# [PROBLEM REQUIREMENTS]
Reproduce each line from the records that holds "React".

# [RECORDS PROVIDED]
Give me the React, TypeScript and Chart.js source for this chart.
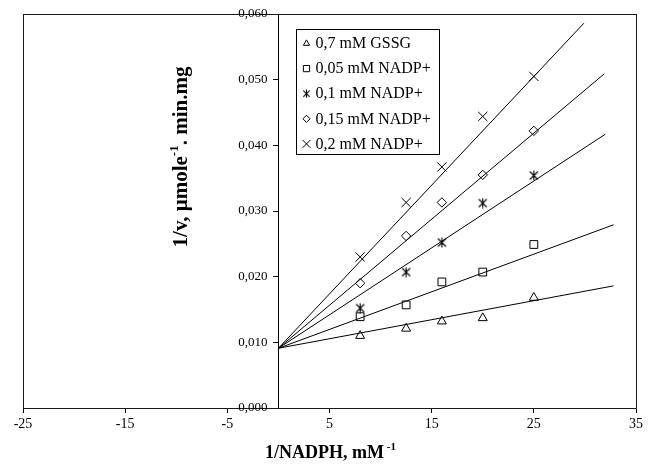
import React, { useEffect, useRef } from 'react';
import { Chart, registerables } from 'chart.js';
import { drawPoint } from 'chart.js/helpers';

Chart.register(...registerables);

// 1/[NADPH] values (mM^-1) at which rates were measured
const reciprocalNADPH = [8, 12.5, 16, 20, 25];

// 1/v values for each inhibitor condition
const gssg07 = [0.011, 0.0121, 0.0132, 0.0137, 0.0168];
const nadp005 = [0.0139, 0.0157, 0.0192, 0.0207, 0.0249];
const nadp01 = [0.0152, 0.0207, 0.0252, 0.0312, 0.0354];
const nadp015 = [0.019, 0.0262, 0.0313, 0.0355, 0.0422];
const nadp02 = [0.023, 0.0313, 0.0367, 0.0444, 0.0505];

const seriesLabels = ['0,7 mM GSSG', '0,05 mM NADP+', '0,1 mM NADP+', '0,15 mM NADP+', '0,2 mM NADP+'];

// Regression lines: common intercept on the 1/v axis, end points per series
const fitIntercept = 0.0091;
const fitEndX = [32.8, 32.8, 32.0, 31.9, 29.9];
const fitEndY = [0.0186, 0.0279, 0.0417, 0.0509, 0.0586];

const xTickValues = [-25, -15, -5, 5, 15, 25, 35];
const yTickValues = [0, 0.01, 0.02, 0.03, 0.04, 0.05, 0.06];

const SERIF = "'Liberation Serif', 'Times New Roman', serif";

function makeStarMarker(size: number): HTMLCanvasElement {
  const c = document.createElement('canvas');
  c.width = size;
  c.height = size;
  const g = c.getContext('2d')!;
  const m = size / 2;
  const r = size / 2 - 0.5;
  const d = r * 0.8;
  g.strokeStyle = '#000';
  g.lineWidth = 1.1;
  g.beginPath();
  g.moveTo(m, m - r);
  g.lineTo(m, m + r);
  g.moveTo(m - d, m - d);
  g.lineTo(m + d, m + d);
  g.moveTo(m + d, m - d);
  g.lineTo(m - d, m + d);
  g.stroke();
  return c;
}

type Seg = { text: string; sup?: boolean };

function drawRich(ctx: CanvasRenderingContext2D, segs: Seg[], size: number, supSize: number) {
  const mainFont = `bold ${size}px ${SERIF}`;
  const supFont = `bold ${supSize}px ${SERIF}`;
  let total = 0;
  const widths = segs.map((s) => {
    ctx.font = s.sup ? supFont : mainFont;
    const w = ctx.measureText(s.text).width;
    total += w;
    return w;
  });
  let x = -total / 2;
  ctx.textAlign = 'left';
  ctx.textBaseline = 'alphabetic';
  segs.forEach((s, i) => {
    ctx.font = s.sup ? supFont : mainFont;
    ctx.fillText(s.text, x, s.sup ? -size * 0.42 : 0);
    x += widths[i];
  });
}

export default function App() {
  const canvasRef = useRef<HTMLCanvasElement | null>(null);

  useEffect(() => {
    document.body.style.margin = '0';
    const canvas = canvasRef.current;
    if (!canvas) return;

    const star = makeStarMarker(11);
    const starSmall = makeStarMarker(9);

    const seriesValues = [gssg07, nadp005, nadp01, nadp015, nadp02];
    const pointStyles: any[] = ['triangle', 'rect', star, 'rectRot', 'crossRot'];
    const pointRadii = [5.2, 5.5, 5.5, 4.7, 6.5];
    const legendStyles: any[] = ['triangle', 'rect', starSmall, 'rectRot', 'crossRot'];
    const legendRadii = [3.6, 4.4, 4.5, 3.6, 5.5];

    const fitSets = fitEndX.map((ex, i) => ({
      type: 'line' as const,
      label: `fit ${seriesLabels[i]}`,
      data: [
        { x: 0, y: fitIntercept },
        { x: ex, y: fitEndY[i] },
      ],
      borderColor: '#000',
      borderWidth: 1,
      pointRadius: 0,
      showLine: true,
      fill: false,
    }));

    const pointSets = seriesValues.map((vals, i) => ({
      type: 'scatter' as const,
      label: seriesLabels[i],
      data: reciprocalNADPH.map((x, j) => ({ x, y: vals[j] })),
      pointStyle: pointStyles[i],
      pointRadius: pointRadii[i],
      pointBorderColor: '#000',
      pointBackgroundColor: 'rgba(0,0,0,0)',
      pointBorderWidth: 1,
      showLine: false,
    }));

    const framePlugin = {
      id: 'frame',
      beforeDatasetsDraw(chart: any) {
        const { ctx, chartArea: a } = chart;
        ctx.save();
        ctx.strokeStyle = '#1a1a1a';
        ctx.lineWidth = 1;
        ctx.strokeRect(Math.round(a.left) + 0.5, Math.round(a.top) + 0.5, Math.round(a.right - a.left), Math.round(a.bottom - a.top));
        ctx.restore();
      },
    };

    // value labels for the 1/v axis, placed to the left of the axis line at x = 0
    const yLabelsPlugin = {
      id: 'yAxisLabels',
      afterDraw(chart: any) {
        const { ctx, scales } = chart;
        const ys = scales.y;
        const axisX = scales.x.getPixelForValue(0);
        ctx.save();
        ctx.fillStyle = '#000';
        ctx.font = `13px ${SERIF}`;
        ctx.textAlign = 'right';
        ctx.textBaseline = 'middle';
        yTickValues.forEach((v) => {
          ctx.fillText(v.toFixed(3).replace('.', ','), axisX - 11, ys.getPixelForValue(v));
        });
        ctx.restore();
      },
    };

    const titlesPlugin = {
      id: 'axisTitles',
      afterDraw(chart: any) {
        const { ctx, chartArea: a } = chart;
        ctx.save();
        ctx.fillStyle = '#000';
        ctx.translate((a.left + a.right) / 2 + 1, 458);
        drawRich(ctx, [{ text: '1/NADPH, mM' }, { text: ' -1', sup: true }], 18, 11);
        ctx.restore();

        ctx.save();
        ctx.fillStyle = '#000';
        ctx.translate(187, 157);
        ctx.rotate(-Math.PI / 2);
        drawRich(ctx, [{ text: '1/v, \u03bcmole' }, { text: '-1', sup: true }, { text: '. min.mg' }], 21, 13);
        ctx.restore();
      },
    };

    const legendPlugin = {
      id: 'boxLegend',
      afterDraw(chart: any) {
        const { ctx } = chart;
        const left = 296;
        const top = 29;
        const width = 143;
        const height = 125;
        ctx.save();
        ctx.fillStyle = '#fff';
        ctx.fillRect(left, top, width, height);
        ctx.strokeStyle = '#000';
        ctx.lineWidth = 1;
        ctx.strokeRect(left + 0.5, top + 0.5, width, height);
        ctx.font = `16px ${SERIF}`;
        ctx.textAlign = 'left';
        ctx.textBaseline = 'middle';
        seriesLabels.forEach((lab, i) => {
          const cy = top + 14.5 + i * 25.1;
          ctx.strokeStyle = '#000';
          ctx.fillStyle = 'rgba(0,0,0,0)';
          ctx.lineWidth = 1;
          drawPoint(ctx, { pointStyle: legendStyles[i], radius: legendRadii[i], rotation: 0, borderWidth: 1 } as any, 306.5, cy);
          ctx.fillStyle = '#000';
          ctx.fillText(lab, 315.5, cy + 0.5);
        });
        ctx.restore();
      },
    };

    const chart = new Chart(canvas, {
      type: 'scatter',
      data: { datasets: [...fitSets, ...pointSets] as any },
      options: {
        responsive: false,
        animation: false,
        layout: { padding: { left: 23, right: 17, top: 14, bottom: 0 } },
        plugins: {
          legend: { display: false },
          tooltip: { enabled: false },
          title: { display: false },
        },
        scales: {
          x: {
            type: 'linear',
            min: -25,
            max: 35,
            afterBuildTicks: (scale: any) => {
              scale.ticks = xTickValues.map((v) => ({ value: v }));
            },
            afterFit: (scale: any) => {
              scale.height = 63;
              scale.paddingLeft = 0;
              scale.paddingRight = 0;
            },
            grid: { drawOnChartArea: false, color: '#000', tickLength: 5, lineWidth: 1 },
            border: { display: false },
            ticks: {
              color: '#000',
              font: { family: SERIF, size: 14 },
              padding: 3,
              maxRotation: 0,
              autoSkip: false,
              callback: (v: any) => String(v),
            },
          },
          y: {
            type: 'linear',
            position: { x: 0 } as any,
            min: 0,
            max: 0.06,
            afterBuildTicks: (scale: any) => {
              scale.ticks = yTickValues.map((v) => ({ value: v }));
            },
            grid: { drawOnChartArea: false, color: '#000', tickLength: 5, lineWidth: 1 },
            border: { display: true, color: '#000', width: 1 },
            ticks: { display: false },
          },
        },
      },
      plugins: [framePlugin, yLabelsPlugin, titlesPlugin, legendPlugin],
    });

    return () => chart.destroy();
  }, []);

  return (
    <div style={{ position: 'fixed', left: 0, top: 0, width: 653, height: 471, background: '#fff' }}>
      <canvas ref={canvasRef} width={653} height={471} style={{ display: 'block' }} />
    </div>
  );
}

* * *

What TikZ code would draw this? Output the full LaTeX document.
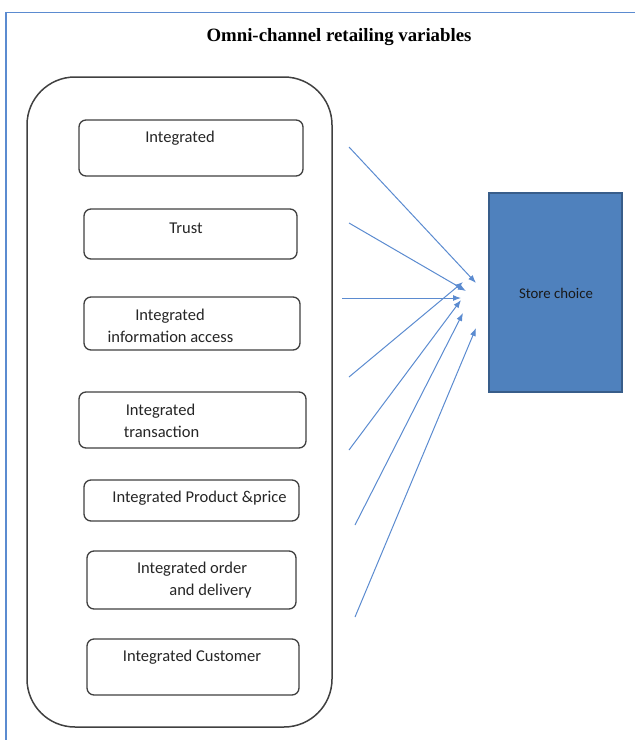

# [ANSWER TO THIS TASK]
Give me the React, TypeScript and Chart.js source for this chart.
import React, { useEffect, useRef } from 'react';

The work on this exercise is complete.